(8 years, 1 month ago)
Commons ChamberI thank my hon. Friend for his intervention; I could not agree more. The families involved were told only yesterday that arrangements will be made for their legal teams to work with another firm and receive legal aid. Does the Minister think that three days’ notice on this matter is sufficient?
I stress how much I welcome the progress that has been made since I called for the debate. At that time, the families still had no idea whether they would be granted funding at all, even though they applied for exceptional case funding from the Legal Aid Agency in January this year, and the resumed inquest was granted in June. In the meantime, the families also applied to the Home Secretary to seek the use of the Hillsborough funding and administration scheme. The families have been given messages of support all along the way from the former Home Secretary, who is now the Prime Minister, the new Home Secretary and the Justice Secretary. However, those warm words proved to be little else. The legacy of what happened at Hillsborough marked for many a turning point in how the families of those bereaved or injured in large public disasters would be treated. Lord Wills, in speaking to his Public Advocate Bill in the other place, stated that when he met families of those that died in Hillsborough in 2009, one
“message that came through over and over again was that they wanted to find a way to prevent other similarly bereaved families suffering and having to endure in the way they had suffered and endured for 20 years.”—[Official Report, House of Lords, 29 January 2016; Vol. 768, c. 1519-20.]
The Prime Minister should rightly feel proud of her role in how the Hillsborough families finally got justice, but I am afraid that the systemic problems that these brave families fought against still remain. The current Home Secretary said that funding the Birmingham pub bombing families through the Hillsborough scheme would not be appropriate, but I take real issue with that judgment. Both the Home Secretary and the Prime Minister have cited the way in which the inquests on the 7/7 bombings were funded, even though the scheme that those families used is no longer available, as the Legal Aid, Sentencing and Punishment of Offenders Act 2012 removed it.
The bereaved Birmingham families feel that they were strung along by the Home Secretary on this matter, and ultimately let down. They tell me that she told them that she had written to the Justice Secretary to give her support for exceptional case funding from the Legal Aid Agency. When Julie Hambleton and I approached the Justice Secretary in Birmingham, she seemed to have no knowledge of the case. The families then received a letter from the Justice Secretary saying that neither she nor any politician could influence the outcome from the Legal Aid Agency, which seemed contrary to what they had been told by the Home Secretary.
With three days to go before the process is to begin, the families are informed of an arrangement that has strings attached. They feel they have been misled and fobbed off. I ask the Minister to bear in mind that these are families who lost their sisters, mothers, brothers, daughters and partners. They are just ordinary working-class people who are trying to fight for justice in the face of powerful actors whom they already do not trust. The appalling way in which the funding for their case has been handled pushes them—and, I have to say, me—into really doubting that those in power want to see justice done. As with Hillsborough before, this is a David and Goliath fight.

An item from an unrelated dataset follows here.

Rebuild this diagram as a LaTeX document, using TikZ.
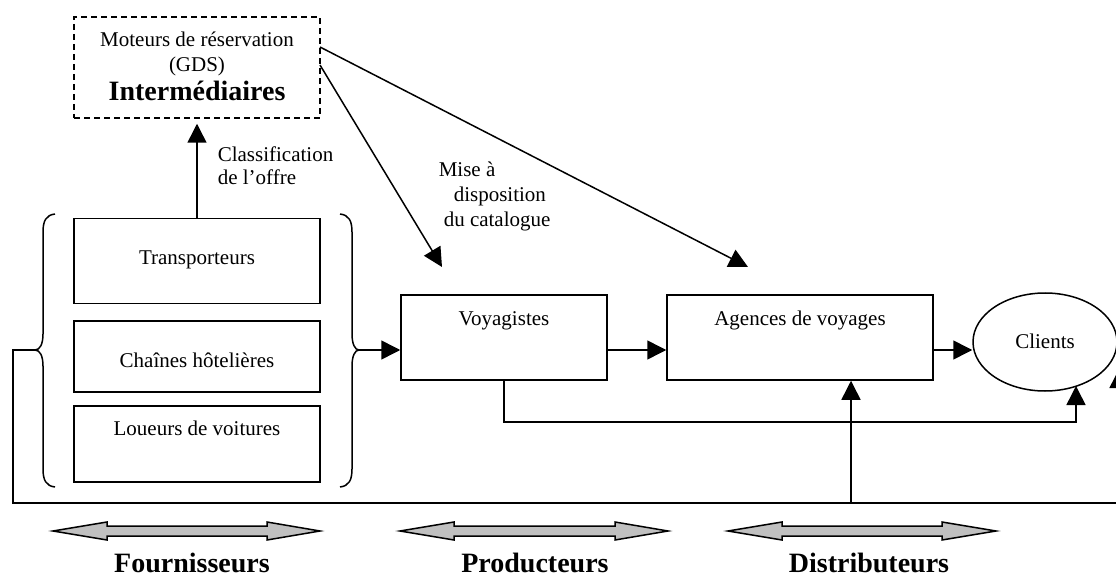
\documentclass[tikz,border=0pt]{standalone}
\usepackage{fontspec}
\setmainfont{Liberation Serif}
\usetikzlibrary{arrows.meta,shapes.geometric}
\definecolor{lg}{RGB}{192,192,192}
\begin{document}
\begin{tikzpicture}[x=1pt,y=-1pt,line width=1.5pt,
  box/.style={draw,rectangle,inner sep=0pt,line width=1.5pt},
  txt/.style={anchor=base,inner sep=0pt,font=\fontsize{21}{25}\selectfont},
  txtw/.style={anchor=base west,inner sep=0pt,font=\fontsize{21}{25}\selectfont},
  big/.style={anchor=base,inner sep=0pt,font=\fontsize{28}{32}\selectfont\bfseries},
  arr/.style={-{Triangle[length=19pt,width=19pt]},line width=1.5pt},
  dbl/.style={draw,fill=lg,line width=1.5pt,line join=miter}]
\useasboundingbox (0,0) rectangle (1116,577);
\clip (0,0) rectangle (1116,577);
% GDS box
\node[box,dashed,dash pattern=on 6pt off 4pt,minimum width=246pt,minimum height=101pt] (gds) at (197,67.5) {};
\node[txt] (gdsa) at (197,47) {Moteurs de réservation};
\node[txt] (gdsb) at (197,72) {(GDS)};
\node[big] (gdsc) at (197,101) {Intermédiaires};
% supplier boxes
\node[box,minimum width=246pt,minimum height=85pt] (trans) at (197,261) {};
\node[txt] (transt) at (197,265) {Transporteurs};
\node[box,minimum width=246pt,minimum height=71pt] (chain) at (197,356.5) {};
\node[txt] (chaint) at (197,367) {Chaînes hôtelières};
\node[box,minimum width=246pt,minimum height=76pt] (loue) at (197,444) {};
\node[txt] (louet) at (197,435) {Loueurs de voitures};
% classification arrow
\draw[arr] (trans.north) -- ([yshift=-5pt]gds.south);
\node[txtw] (cla) at (217,162) {Classification};
\node[txtw] (clb) at (217,185) {de l’offre};
% braces
\coordinate (lb) at (35,350);
\coordinate (rb) at (359,350);
\draw (55,214) .. controls (46,215) and (43,221) .. (43,232) -- (43,334)
  .. controls (43,344) and (40,350) .. (lb)
  .. controls (40,350) and (43,356) .. (43,366) -- (43,469)
  .. controls (43,480) and (46,486) .. (55,487);
\draw (340,214) .. controls (349,215) and (352,221) .. (352,232) -- (352,334)
  .. controls (352,344) and (355,350) .. (rb)
  .. controls (355,350) and (352,356) .. (352,366) -- (352,469)
  .. controls (352,480) and (349,486) .. (340,487);
% producers / distributors
\node[box,minimum width=206pt,minimum height=85pt] (voy) at (504,337.5) {};
\node[txt] (voyt) at (504,325) {Voyagistes};
\node[box,minimum width=266pt,minimum height=85pt] (ag) at (800,337.5) {};
\node[txt] (agt) at (800,325) {Agences de voyages};
\node[draw,ellipse,inner sep=0pt,minimum width=144pt,minimum height=98pt,line width=1.5pt] (cl) at (1045,342) {};
\node[txt] (clt) at (1045,348) {Clients};
% main flow
\draw[arr] (rb) -- (rb -| voy.west);
\draw[arr] (voy.east |- rb) -- (rb -| ag.west);
\draw[arr] (ag.east |- rb) -- (rb -| cl.west);
% voyagistes -> clients loop
\coordinate (k) at (1076,422);
\coordinate (kt) at (1076,386);
\draw[arr] (voy.south) |- (k) -- (kt);
% outer loop
\coordinate (o1) at (13,350);
\coordinate (o2) at (13,503);
\coordinate (o3) at (1119,503);
\coordinate (o4) at (1119,369);
\draw[arr] (lb) -- (o1) -- (o2) -- (o3) -- (o4);
\coordinate (m) at (851,503);
\draw[arr] (m) -- (m |- ag.south);
% catalogue arrows
\coordinate (g1) at (320,47);
\coordinate (g2) at (320,65);
\coordinate (t1) at (748,267);
\coordinate (t2) at (442,267);
\draw[arr] (g1) -- (t1);
\draw[arr] (g2) -- (t2);
\node[txtw] (ma) at (438,177) {Mise à};
\node[txtw] (mb) at (453,202) {disposition};
\node[txtw] (mc) at (443,227) {du catalogue};
% double arrows
\draw[dbl] (53,531) -- (107,522) -- (107,526) -- (267,526) -- (267,522) -- (320,531) -- (267,540) -- (267,536) -- (107,536) -- (107,540) -- cycle;
\draw[dbl] (400,531) -- (454,522) -- (454,526) -- (615,526) -- (615,522) -- (668,531) -- (615,540) -- (615,536) -- (454,536) -- (454,540) -- cycle;
\draw[dbl] (728,531) -- (782,522) -- (782,526) -- (942,526) -- (942,522) -- (996,531) -- (942,540) -- (942,536) -- (782,536) -- (782,540) -- cycle;
\node[big] (four) at (192,572) {Fournisseurs};
\node[big] (prod) at (535,572) {Producteurs};
\node[big] (dist) at (869,572) {Distributeurs};
\end{tikzpicture}
\end{document}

The former chief coroner, who will chair the resumed inquests, called for parity of funding in inquests where there is state involvement.
My hon. Friend is making a valuable speech. On seeking parity, would it not be useful to know how much public money is being made available to fund the legal costs of the police and other Government agencies in this case, and how that compares with the help for the families?
I agree with my hon. Friend. The former chief coroner, who will chair the resumed inquest, called in his annual report for exactly the same level of parity. Parity of funding means at the rates available to other parties to the resumed inquests. West Midlands police has apparently set aside £1 million so far. Former police officers will be represented through the Police Federation, and Government Departments will no doubt be represented by lawyers from the private sector.
Tonight I ask whether the legal aid for the relatives of the victims of the Birmingham pub bombings is appropriate or sufficient. I accept that it might be appropriate in many circumstances, but Hillsborough gives us a successful model, and there has been no explanation of why that cannot be replicated in this case or, in fact, in future cases of this kind. That is in the gift of the Home Secretary and the Prime Minister.